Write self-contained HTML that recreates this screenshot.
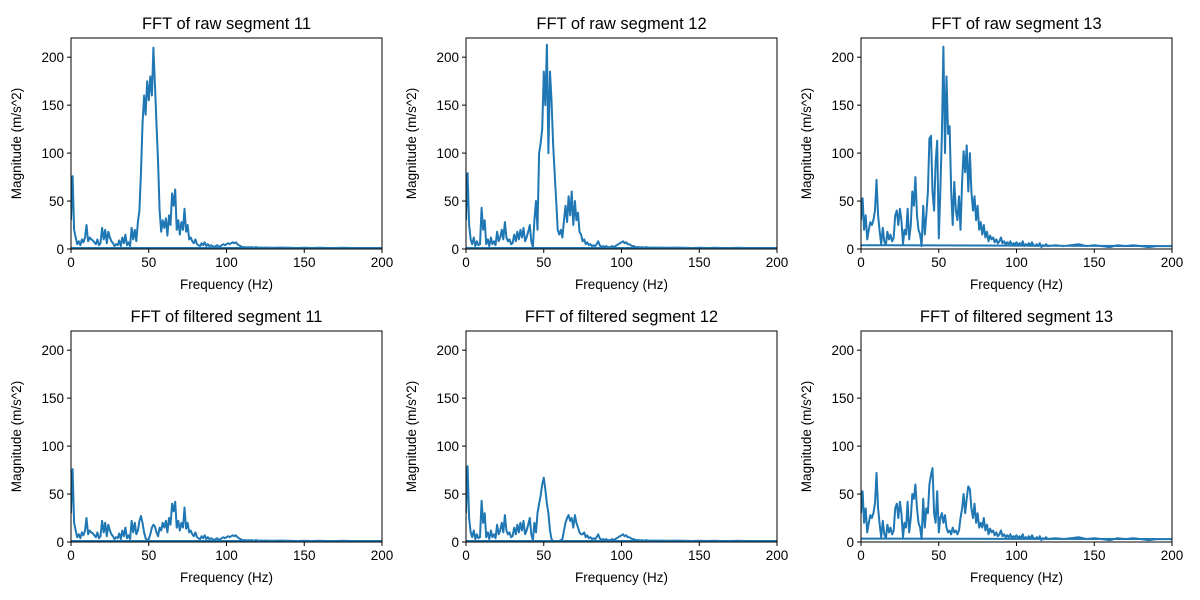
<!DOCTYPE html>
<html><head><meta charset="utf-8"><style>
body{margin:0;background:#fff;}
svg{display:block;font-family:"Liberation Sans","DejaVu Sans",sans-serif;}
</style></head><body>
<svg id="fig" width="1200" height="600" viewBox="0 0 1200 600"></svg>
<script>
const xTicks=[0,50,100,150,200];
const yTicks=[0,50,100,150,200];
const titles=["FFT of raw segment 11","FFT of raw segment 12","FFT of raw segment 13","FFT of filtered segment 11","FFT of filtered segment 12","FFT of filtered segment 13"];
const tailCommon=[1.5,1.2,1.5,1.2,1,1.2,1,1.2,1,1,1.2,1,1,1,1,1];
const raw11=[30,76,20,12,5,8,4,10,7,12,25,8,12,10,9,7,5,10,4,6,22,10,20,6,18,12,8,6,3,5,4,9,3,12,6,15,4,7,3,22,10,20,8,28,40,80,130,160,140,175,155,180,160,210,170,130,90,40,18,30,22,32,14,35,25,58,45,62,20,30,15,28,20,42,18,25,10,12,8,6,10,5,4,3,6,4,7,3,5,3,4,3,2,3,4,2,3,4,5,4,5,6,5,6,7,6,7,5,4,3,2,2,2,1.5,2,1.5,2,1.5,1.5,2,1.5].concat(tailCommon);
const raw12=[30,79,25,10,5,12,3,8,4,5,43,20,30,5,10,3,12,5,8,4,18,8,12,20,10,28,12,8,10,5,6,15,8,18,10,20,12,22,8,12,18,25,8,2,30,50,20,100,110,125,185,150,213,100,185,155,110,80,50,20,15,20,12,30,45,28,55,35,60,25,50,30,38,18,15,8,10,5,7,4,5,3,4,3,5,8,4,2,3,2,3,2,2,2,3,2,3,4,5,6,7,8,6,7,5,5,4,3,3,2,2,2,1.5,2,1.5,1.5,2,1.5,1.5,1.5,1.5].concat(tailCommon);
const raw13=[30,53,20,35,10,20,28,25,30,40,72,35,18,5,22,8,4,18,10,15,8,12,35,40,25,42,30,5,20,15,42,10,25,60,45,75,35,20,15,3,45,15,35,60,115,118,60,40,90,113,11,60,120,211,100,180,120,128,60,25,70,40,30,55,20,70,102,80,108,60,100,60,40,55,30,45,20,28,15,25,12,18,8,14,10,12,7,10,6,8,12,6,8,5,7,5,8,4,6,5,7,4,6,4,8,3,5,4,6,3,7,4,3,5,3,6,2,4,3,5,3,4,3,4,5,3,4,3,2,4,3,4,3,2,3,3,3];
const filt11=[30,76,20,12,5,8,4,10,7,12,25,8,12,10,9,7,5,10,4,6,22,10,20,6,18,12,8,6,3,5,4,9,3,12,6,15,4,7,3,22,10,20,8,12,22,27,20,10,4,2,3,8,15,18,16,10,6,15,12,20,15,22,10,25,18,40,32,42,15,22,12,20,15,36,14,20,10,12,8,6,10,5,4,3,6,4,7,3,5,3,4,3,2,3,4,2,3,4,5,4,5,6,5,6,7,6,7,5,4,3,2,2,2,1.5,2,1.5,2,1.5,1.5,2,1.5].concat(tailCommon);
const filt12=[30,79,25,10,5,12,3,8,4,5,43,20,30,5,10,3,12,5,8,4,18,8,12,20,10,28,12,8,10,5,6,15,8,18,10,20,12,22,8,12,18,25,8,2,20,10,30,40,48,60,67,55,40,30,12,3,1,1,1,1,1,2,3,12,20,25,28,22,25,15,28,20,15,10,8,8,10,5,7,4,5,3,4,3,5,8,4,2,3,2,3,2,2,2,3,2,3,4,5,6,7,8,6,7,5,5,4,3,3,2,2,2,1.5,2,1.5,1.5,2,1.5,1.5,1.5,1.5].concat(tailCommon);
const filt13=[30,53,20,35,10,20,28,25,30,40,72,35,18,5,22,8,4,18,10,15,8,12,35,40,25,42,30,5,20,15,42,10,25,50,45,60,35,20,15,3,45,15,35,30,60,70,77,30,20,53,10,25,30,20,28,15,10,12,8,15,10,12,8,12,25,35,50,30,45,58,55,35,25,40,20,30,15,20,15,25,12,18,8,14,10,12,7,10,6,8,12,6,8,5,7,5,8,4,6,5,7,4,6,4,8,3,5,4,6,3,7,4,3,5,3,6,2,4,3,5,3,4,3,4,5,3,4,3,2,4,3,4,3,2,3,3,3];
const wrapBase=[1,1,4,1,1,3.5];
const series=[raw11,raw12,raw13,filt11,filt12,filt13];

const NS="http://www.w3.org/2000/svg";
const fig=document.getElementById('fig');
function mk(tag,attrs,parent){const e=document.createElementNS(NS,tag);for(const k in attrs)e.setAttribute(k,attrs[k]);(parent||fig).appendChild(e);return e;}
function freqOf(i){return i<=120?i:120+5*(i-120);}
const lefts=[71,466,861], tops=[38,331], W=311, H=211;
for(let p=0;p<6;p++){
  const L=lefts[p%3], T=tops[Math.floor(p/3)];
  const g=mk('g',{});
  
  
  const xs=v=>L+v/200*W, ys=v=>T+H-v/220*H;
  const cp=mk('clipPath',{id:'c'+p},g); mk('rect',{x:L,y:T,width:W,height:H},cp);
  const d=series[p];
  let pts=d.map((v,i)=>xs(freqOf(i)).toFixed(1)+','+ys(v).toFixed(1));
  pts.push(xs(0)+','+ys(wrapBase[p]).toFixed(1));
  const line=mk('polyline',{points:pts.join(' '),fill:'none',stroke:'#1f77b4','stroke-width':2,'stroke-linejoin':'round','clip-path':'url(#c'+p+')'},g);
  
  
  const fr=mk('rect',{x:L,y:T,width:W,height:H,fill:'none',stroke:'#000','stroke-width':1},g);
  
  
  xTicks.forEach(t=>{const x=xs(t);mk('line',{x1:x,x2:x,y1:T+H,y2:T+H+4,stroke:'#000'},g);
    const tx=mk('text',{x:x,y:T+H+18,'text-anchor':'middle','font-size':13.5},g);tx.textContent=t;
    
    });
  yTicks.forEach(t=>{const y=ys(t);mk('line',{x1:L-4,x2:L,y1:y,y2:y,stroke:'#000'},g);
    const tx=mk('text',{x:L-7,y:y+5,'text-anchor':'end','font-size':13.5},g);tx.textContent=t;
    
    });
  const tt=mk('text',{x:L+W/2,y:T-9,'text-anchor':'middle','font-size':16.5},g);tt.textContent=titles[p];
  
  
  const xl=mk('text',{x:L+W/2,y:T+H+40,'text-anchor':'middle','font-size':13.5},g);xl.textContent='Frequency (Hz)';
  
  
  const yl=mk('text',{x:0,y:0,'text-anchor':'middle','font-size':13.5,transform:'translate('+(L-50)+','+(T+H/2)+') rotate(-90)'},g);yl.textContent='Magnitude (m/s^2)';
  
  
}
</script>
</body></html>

■ ■ ■ ■ ■ ■ ■

Reproduce the material above in full, exactly, with no images.

Write self-contained HTML that recreates this screenshot.
<!DOCTYPE html>
<html><head><meta charset="utf-8"><style>
body{margin:0;background:#fff;}
svg{display:block;font-family:"Liberation Sans","DejaVu Sans",sans-serif;}
</style></head><body>
<svg id="fig" width="1200" height="600" viewBox="0 0 1200 600"></svg>
<script>
const xTicks=[0,50,100,150,200];
const yTicks=[0,50,100,150,200];
const titles=["FFT of raw segment 11","FFT of raw segment 12","FFT of raw segment 13","FFT of filtered segment 11","FFT of filtered segment 12","FFT of filtered segment 13"];
const tailCommon=[1.5,1.2,1.5,1.2,1,1.2,1,1.2,1,1,1.2,1,1,1,1,1];
const raw11=[30,76,20,12,5,8,4,10,7,12,25,8,12,10,9,7,5,10,4,6,22,10,20,6,18,12,8,6,3,5,4,9,3,12,6,15,4,7,3,22,10,20,8,28,40,80,130,160,140,175,155,180,160,210,170,130,90,40,18,30,22,32,14,35,25,58,45,62,20,30,15,28,20,42,18,25,10,12,8,6,10,5,4,3,6,4,7,3,5,3,4,3,2,3,4,2,3,4,5,4,5,6,5,6,7,6,7,5,4,3,2,2,2,1.5,2,1.5,2,1.5,1.5,2,1.5].concat(tailCommon);
const raw12=[30,79,25,10,5,12,3,8,4,5,43,20,30,5,10,3,12,5,8,4,18,8,12,20,10,28,12,8,10,5,6,15,8,18,10,20,12,22,8,12,18,25,8,2,30,50,20,100,110,125,185,150,213,100,185,155,110,80,50,20,15,20,12,30,45,28,55,35,60,25,50,30,38,18,15,8,10,5,7,4,5,3,4,3,5,8,4,2,3,2,3,2,2,2,3,2,3,4,5,6,7,8,6,7,5,5,4,3,3,2,2,2,1.5,2,1.5,1.5,2,1.5,1.5,1.5,1.5].concat(tailCommon);
const raw13=[30,53,20,35,10,20,28,25,30,40,72,35,18,5,22,8,4,18,10,15,8,12,35,40,25,42,30,5,20,15,42,10,25,60,45,75,35,20,15,3,45,15,35,60,115,118,60,40,90,113,11,60,120,211,100,180,120,128,60,25,70,40,30,55,20,70,102,80,108,60,100,60,40,55,30,45,20,28,15,25,12,18,8,14,10,12,7,10,6,8,12,6,8,5,7,5,8,4,6,5,7,4,6,4,8,3,5,4,6,3,7,4,3,5,3,6,2,4,3,5,3,4,3,4,5,3,4,3,2,4,3,4,3,2,3,3,3];
const filt11=[30,76,20,12,5,8,4,10,7,12,25,8,12,10,9,7,5,10,4,6,22,10,20,6,18,12,8,6,3,5,4,9,3,12,6,15,4,7,3,22,10,20,8,12,22,27,20,10,4,2,3,8,15,18,16,10,6,15,12,20,15,22,10,25,18,40,32,42,15,22,12,20,15,36,14,20,10,12,8,6,10,5,4,3,6,4,7,3,5,3,4,3,2,3,4,2,3,4,5,4,5,6,5,6,7,6,7,5,4,3,2,2,2,1.5,2,1.5,2,1.5,1.5,2,1.5].concat(tailCommon);
const filt12=[30,79,25,10,5,12,3,8,4,5,43,20,30,5,10,3,12,5,8,4,18,8,12,20,10,28,12,8,10,5,6,15,8,18,10,20,12,22,8,12,18,25,8,2,20,10,30,40,48,60,67,55,40,30,12,3,1,1,1,1,1,2,3,12,20,25,28,22,25,15,28,20,15,10,8,8,10,5,7,4,5,3,4,3,5,8,4,2,3,2,3,2,2,2,3,2,3,4,5,6,7,8,6,7,5,5,4,3,3,2,2,2,1.5,2,1.5,1.5,2,1.5,1.5,1.5,1.5].concat(tailCommon);
const filt13=[30,53,20,35,10,20,28,25,30,40,72,35,18,5,22,8,4,18,10,15,8,12,35,40,25,42,30,5,20,15,42,10,25,50,45,60,35,20,15,3,45,15,35,30,60,70,77,30,20,53,10,25,30,20,28,15,10,12,8,15,10,12,8,12,25,35,50,30,45,58,55,35,25,40,20,30,15,20,15,25,12,18,8,14,10,12,7,10,6,8,12,6,8,5,7,5,8,4,6,5,7,4,6,4,8,3,5,4,6,3,7,4,3,5,3,6,2,4,3,5,3,4,3,4,5,3,4,3,2,4,3,4,3,2,3,3,3];
const wrapBase=[1,1,4,1,1,3.5];
const series=[raw11,raw12,raw13,filt11,filt12,filt13];

const NS="http://www.w3.org/2000/svg";
const fig=document.getElementById('fig');
function mk(tag,attrs,parent){const e=document.createElementNS(NS,tag);for(const k in attrs)e.setAttribute(k,attrs[k]);(parent||fig).appendChild(e);return e;}
function freqOf(i){return i<=120?i:120+5*(i-120);}
const lefts=[71,466,861], tops=[38,331], W=311, H=211;
for(let p=0;p<6;p++){
  const L=lefts[p%3], T=tops[Math.floor(p/3)];
  const g=mk('g',{});
  
  
  const xs=v=>L+v/200*W, ys=v=>T+H-v/220*H;
  const cp=mk('clipPath',{id:'c'+p},g); mk('rect',{x:L,y:T,width:W,height:H},cp);
  const d=series[p];
  let pts=d.map((v,i)=>xs(freqOf(i)).toFixed(1)+','+ys(v).toFixed(1));
  pts.push(xs(0)+','+ys(wrapBase[p]).toFixed(1));
  const line=mk('polyline',{points:pts.join(' '),fill:'none',stroke:'#1f77b4','stroke-width':2,'stroke-linejoin':'round','clip-path':'url(#c'+p+')'},g);
  
  
  const fr=mk('rect',{x:L,y:T,width:W,height:H,fill:'none',stroke:'#000','stroke-width':1},g);
  
  
  xTicks.forEach(t=>{const x=xs(t);mk('line',{x1:x,x2:x,y1:T+H,y2:T+H+4,stroke:'#000'},g);
    const tx=mk('text',{x:x,y:T+H+18,'text-anchor':'middle','font-size':13.5},g);tx.textContent=t;
    
    });
  yTicks.forEach(t=>{const y=ys(t);mk('line',{x1:L-4,x2:L,y1:y,y2:y,stroke:'#000'},g);
    const tx=mk('text',{x:L-7,y:y+5,'text-anchor':'end','font-size':13.5},g);tx.textContent=t;
    
    });
  const tt=mk('text',{x:L+W/2,y:T-9,'text-anchor':'middle','font-size':16.5},g);tt.textContent=titles[p];
  
  
  const xl=mk('text',{x:L+W/2,y:T+H+40,'text-anchor':'middle','font-size':13.5},g);xl.textContent='Frequency (Hz)';
  
  
  const yl=mk('text',{x:0,y:0,'text-anchor':'middle','font-size':13.5,transform:'translate('+(L-50)+','+(T+H/2)+') rotate(-90)'},g);yl.textContent='Magnitude (m/s^2)';
  
  
}
</script>
</body></html>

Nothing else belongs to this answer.